# Supplied information start

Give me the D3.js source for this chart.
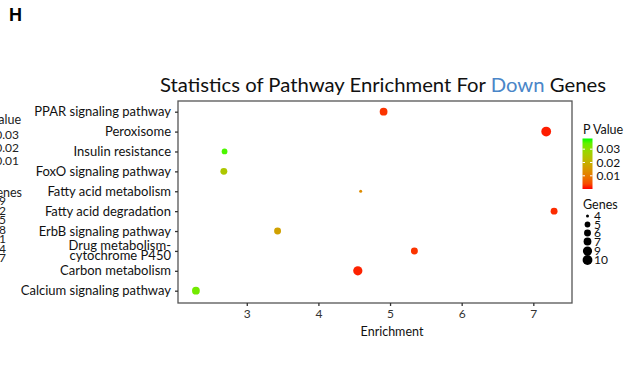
<!DOCTYPE html>
<html><head><meta charset="utf-8">
<script src="https://cdn.jsdelivr.net/npm/d3@7"></script>
<style>body{margin:0;background:#fff;} svg{display:block;font-family:Lato,"Open Sans",sans-serif;}</style>
</head><body>
<svg id="c" width="635" height="377"></svg>
<script>
const pathways = ["PPAR signaling pathway","Peroxisome","Insulin resistance","FoxO signaling pathway","Fatty acid metabolism","Fatty acid degradation","ErbB signaling pathway","Drug metabolism-\ncytochrome P450","Carbon metabolism","Calcium signaling pathway"];
const enrichment = [4.91, 7.18, 2.69, 2.68, 4.59, 7.29, 3.43, 5.34, 4.55, 2.29];
const pValues = [0.002, 0.0008, 0.036, 0.025, 0.013, 0.0015, 0.017, 0.002, 0.001, 0.033];
const geneCounts = [7, 10, 5, 6, 4, 6, 6, 6, 9, 7];
const xTicks = [3, 4, 5, 6, 7];
const pTicks = [0.01, 0.02, 0.03];
const geneTicks = [4, 5, 6, 7, 9, 10];
const leftPanelGeneTicks = ["9","12","15","18","21","24","27"];
const leftPanelPTicks = ["0.03","0.02","0.01"];

const svg = d3.select("#c");
const L = 178, R = 572, T = 101, B = 303;

const x = d3.scaleLinear().domain([2.04, 7.54]).range([L, R]);
const y = d3.scalePoint().domain(pathways).range([111.7, 290.7]);
const color = d3.scaleLinear().domain([0.0001, 0.038]).range(["#ff0000", "#00ff00"]).interpolate(d3.interpolateLab);
// area-style size scale (like ggplot scale_size)
const sizeT = d3.scaleLinear().domain([4, 10]).range([0, 1]);
const rScale = g => 1.5 + 3.4 * Math.sqrt(sizeT(g));

// panel label
svg.append("text").attr("x", 9).attr("y", 21).attr("font-family", "Liberation Sans, Arial, sans-serif")
  .attr("font-weight", "bold").attr("font-size", 18).text("H");

// cut-off legend of neighbouring panel
svg.append("text").attr("x", 21).attr("y", 124).attr("text-anchor", "end").attr("font-size", 12.5).attr("fill", "#222").text("P Value");
leftPanelPTicks.forEach((t, i) => svg.append("text").attr("x", 19).attr("y", 139 + i * 13).attr("text-anchor", "end")
  .attr("font-size", 12).attr("fill", "#222").text(t));
svg.append("text").attr("x", 22).attr("y", 197).attr("text-anchor", "end").attr("font-size", 12.5).attr("fill", "#222").text("Genes");
leftPanelGeneTicks.forEach((t, i) => svg.append("text").attr("x", 6).attr("y", 205 + i * 9.5).attr("text-anchor", "end")
  .attr("font-size", 12).attr("fill", "#222").text(t));

// title
const title = svg.append("text").attr("x", 160).attr("y", 92).attr("font-size", 19.5).attr("fill", "#111")
  .attr("textLength", 446).attr("lengthAdjust", "spacingAndGlyphs");
title.append("tspan").text("Statistics of Pathway Enrichment For ");
title.append("tspan").attr("fill", "#4a86c8").text("Down");
title.append("tspan").text(" Genes");

// panel
svg.append("rect").attr("x", L).attr("y", T).attr("width", R - L).attr("height", B - T)
  .attr("fill", "#fff").attr("stroke", "#555").attr("stroke-width", 1.3);

// x axis
const xAxis = svg.append("g").attr("transform", `translate(0,${B})`)
  .call(d3.axisBottom(x).tickValues(xTicks).tickSize(3).tickPadding(3).tickFormat(d3.format("d")));
xAxis.select(".domain").remove();
xAxis.selectAll(".tick line").attr("stroke", "#333").attr("stroke-width", 1.3);
xAxis.selectAll(".tick text").attr("font-size", 12).attr("fill", "#333").attr("font-family", "Lato, sans-serif");

// y axis
const yAxis = svg.append("g").attr("transform", `translate(${L},0)`)
  .call(d3.axisLeft(y).tickSize(3).tickPadding(4));
yAxis.select(".domain").remove();
yAxis.selectAll(".tick line").attr("stroke", "#333").attr("stroke-width", 1.3);
yAxis.selectAll(".tick text").attr("font-size", 13).attr("fill", "#111").attr("font-family", "Lato, sans-serif")
  .each(function(d) {
    const lines = d.split("\n");
    if (lines.length > 1) {
      const t = d3.select(this).text(null).attr("dy", null);
      lines.forEach((ln, i) => t.append("tspan").attr("x", -7).attr("dy", i === 0 ? "-0.1em" : "0.76em").text(ln));
    }
  });

svg.append("text").attr("x", 392).attr("y", 336).attr("text-anchor", "middle").attr("font-size", 12.5)
  .attr("fill", "#111").text("Enrichment");

// points
const data = pathways.map((p, i) => ({p, e: enrichment[i], pv: pValues[i], g: geneCounts[i]}));
svg.append("g").selectAll("circle").data(data).join("circle")
  .attr("cx", d => x(d.e)).attr("cy", d => y(d.p)).attr("r", d => rScale(d.g))
  .attr("fill", d => color(d.pv));

// color legend
svg.append("text").attr("x", 583).attr("y", 134).attr("font-size", 12.5).attr("fill", "#111").text("P Value");
const barTop = 138.5, barBot = 189, bx = 582.5, bw = 10;
const cy = d3.scaleLinear().domain(color.domain()).range([barBot, barTop]);
const defs = svg.append("defs");
const grad = defs.append("linearGradient").attr("id", "pg").attr("x1", 0).attr("y1", 1).attr("x2", 0).attr("y2", 0);
d3.range(0, 1.0001, 0.1).forEach(t => grad.append("stop").attr("offset", t)
  .attr("stop-color", color(color.domain()[0] + t * (color.domain()[1] - color.domain()[0]))));
svg.append("rect").attr("x", bx).attr("y", barTop).attr("width", bw).attr("height", barBot - barTop).attr("fill", "url(#pg)");
pTicks.forEach(t => {
  svg.append("line").attr("x1", bx).attr("x2", bx + 2.5).attr("y1", cy(t)).attr("y2", cy(t)).attr("stroke", "#fff").attr("stroke-width", 1);
  svg.append("line").attr("x1", bx + bw - 2.5).attr("x2", bx + bw).attr("y1", cy(t)).attr("y2", cy(t)).attr("stroke", "#fff").attr("stroke-width", 1);
  svg.append("text").attr("x", 596.5).attr("y", cy(t)).attr("dy", "0.35em").attr("font-size", 12).attr("fill", "#111").text(t.toFixed(2));
});

// size legend
svg.append("text").attr("x", 583).attr("y", 209).attr("font-size", 12.5).attr("fill", "#111").text("Genes");
const gy = [216, 224.5, 233, 241.5, 251, 260];
geneTicks.forEach((g, i) => {
  svg.append("circle").attr("cx", 587.5).attr("cy", gy[i]).attr("r", rScale(g)).attr("fill", "#000");
  svg.append("text").attr("x", 594).attr("y", gy[i]).attr("dy", "0.35em").attr("font-size", 12).attr("fill", "#111").text(g);
});
</script>
</body></html>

# Supplied information end

:: Requirement ::
Set the data above down again exactly as given, with no pictures.

:: Answer to this exercise ::
Give me the D3.js source for this chart.
<!DOCTYPE html>
<html><head><meta charset="utf-8">
<script src="https://cdn.jsdelivr.net/npm/d3@7"></script>
<style>body{margin:0;background:#fff;} svg{display:block;font-family:Lato,"Open Sans",sans-serif;}</style>
</head><body>
<svg id="c" width="635" height="377"></svg>
<script>
const pathways = ["PPAR signaling pathway","Peroxisome","Insulin resistance","FoxO signaling pathway","Fatty acid metabolism","Fatty acid degradation","ErbB signaling pathway","Drug metabolism-\ncytochrome P450","Carbon metabolism","Calcium signaling pathway"];
const enrichment = [4.91, 7.18, 2.69, 2.68, 4.59, 7.29, 3.43, 5.34, 4.55, 2.29];
const pValues = [0.002, 0.0008, 0.036, 0.025, 0.013, 0.0015, 0.017, 0.002, 0.001, 0.033];
const geneCounts = [7, 10, 5, 6, 4, 6, 6, 6, 9, 7];
const xTicks = [3, 4, 5, 6, 7];
const pTicks = [0.01, 0.02, 0.03];
const geneTicks = [4, 5, 6, 7, 9, 10];
const leftPanelGeneTicks = ["9","12","15","18","21","24","27"];
const leftPanelPTicks = ["0.03","0.02","0.01"];

const svg = d3.select("#c");
const L = 178, R = 572, T = 101, B = 303;

const x = d3.scaleLinear().domain([2.04, 7.54]).range([L, R]);
const y = d3.scalePoint().domain(pathways).range([111.7, 290.7]);
const color = d3.scaleLinear().domain([0.0001, 0.038]).range(["#ff0000", "#00ff00"]).interpolate(d3.interpolateLab);
// area-style size scale (like ggplot scale_size)
const sizeT = d3.scaleLinear().domain([4, 10]).range([0, 1]);
const rScale = g => 1.5 + 3.4 * Math.sqrt(sizeT(g));

// panel label
svg.append("text").attr("x", 9).attr("y", 21).attr("font-family", "Liberation Sans, Arial, sans-serif")
  .attr("font-weight", "bold").attr("font-size", 18).text("H");

// cut-off legend of neighbouring panel
svg.append("text").attr("x", 21).attr("y", 124).attr("text-anchor", "end").attr("font-size", 12.5).attr("fill", "#222").text("P Value");
leftPanelPTicks.forEach((t, i) => svg.append("text").attr("x", 19).attr("y", 139 + i * 13).attr("text-anchor", "end")
  .attr("font-size", 12).attr("fill", "#222").text(t));
svg.append("text").attr("x", 22).attr("y", 197).attr("text-anchor", "end").attr("font-size", 12.5).attr("fill", "#222").text("Genes");
leftPanelGeneTicks.forEach((t, i) => svg.append("text").attr("x", 6).attr("y", 205 + i * 9.5).attr("text-anchor", "end")
  .attr("font-size", 12).attr("fill", "#222").text(t));

// title
const title = svg.append("text").attr("x", 160).attr("y", 92).attr("font-size", 19.5).attr("fill", "#111")
  .attr("textLength", 446).attr("lengthAdjust", "spacingAndGlyphs");
title.append("tspan").text("Statistics of Pathway Enrichment For ");
title.append("tspan").attr("fill", "#4a86c8").text("Down");
title.append("tspan").text(" Genes");

// panel
svg.append("rect").attr("x", L).attr("y", T).attr("width", R - L).attr("height", B - T)
  .attr("fill", "#fff").attr("stroke", "#555").attr("stroke-width", 1.3);

// x axis
const xAxis = svg.append("g").attr("transform", `translate(0,${B})`)
  .call(d3.axisBottom(x).tickValues(xTicks).tickSize(3).tickPadding(3).tickFormat(d3.format("d")));
xAxis.select(".domain").remove();
xAxis.selectAll(".tick line").attr("stroke", "#333").attr("stroke-width", 1.3);
xAxis.selectAll(".tick text").attr("font-size", 12).attr("fill", "#333").attr("font-family", "Lato, sans-serif");

// y axis
const yAxis = svg.append("g").attr("transform", `translate(${L},0)`)
  .call(d3.axisLeft(y).tickSize(3).tickPadding(4));
yAxis.select(".domain").remove();
yAxis.selectAll(".tick line").attr("stroke", "#333").attr("stroke-width", 1.3);
yAxis.selectAll(".tick text").attr("font-size", 13).attr("fill", "#111").attr("font-family", "Lato, sans-serif")
  .each(function(d) {
    const lines = d.split("\n");
    if (lines.length > 1) {
      const t = d3.select(this).text(null).attr("dy", null);
      lines.forEach((ln, i) => t.append("tspan").attr("x", -7).attr("dy", i === 0 ? "-0.1em" : "0.76em").text(ln));
    }
  });

svg.append("text").attr("x", 392).attr("y", 336).attr("text-anchor", "middle").attr("font-size", 12.5)
  .attr("fill", "#111").text("Enrichment");

// points
const data = pathways.map((p, i) => ({p, e: enrichment[i], pv: pValues[i], g: geneCounts[i]}));
svg.append("g").selectAll("circle").data(data).join("circle")
  .attr("cx", d => x(d.e)).attr("cy", d => y(d.p)).attr("r", d => rScale(d.g))
  .attr("fill", d => color(d.pv));

// color legend
svg.append("text").attr("x", 583).attr("y", 134).attr("font-size", 12.5).attr("fill", "#111").text("P Value");
const barTop = 138.5, barBot = 189, bx = 582.5, bw = 10;
const cy = d3.scaleLinear().domain(color.domain()).range([barBot, barTop]);
const defs = svg.append("defs");
const grad = defs.append("linearGradient").attr("id", "pg").attr("x1", 0).attr("y1", 1).attr("x2", 0).attr("y2", 0);
d3.range(0, 1.0001, 0.1).forEach(t => grad.append("stop").attr("offset", t)
  .attr("stop-color", color(color.domain()[0] + t * (color.domain()[1] - color.domain()[0]))));
svg.append("rect").attr("x", bx).attr("y", barTop).attr("width", bw).attr("height", barBot - barTop).attr("fill", "url(#pg)");
pTicks.forEach(t => {
  svg.append("line").attr("x1", bx).attr("x2", bx + 2.5).attr("y1", cy(t)).attr("y2", cy(t)).attr("stroke", "#fff").attr("stroke-width", 1);
  svg.append("line").attr("x1", bx + bw - 2.5).attr("x2", bx + bw).attr("y1", cy(t)).attr("y2", cy(t)).attr("stroke", "#fff").attr("stroke-width", 1);
  svg.append("text").attr("x", 596.5).attr("y", cy(t)).attr("dy", "0.35em").attr("font-size", 12).attr("fill", "#111").text(t.toFixed(2));
});

// size legend
svg.append("text").attr("x", 583).attr("y", 209).attr("font-size", 12.5).attr("fill", "#111").text("Genes");
const gy = [216, 224.5, 233, 241.5, 251, 260];
geneTicks.forEach((g, i) => {
  svg.append("circle").attr("cx", 587.5).attr("cy", gy[i]).attr("r", rScale(g)).attr("fill", "#000");
  svg.append("text").attr("x", 594).attr("y", gy[i]).attr("dy", "0.35em").attr("font-size", 12).attr("fill", "#111").text(g);
});
</script>
</body></html>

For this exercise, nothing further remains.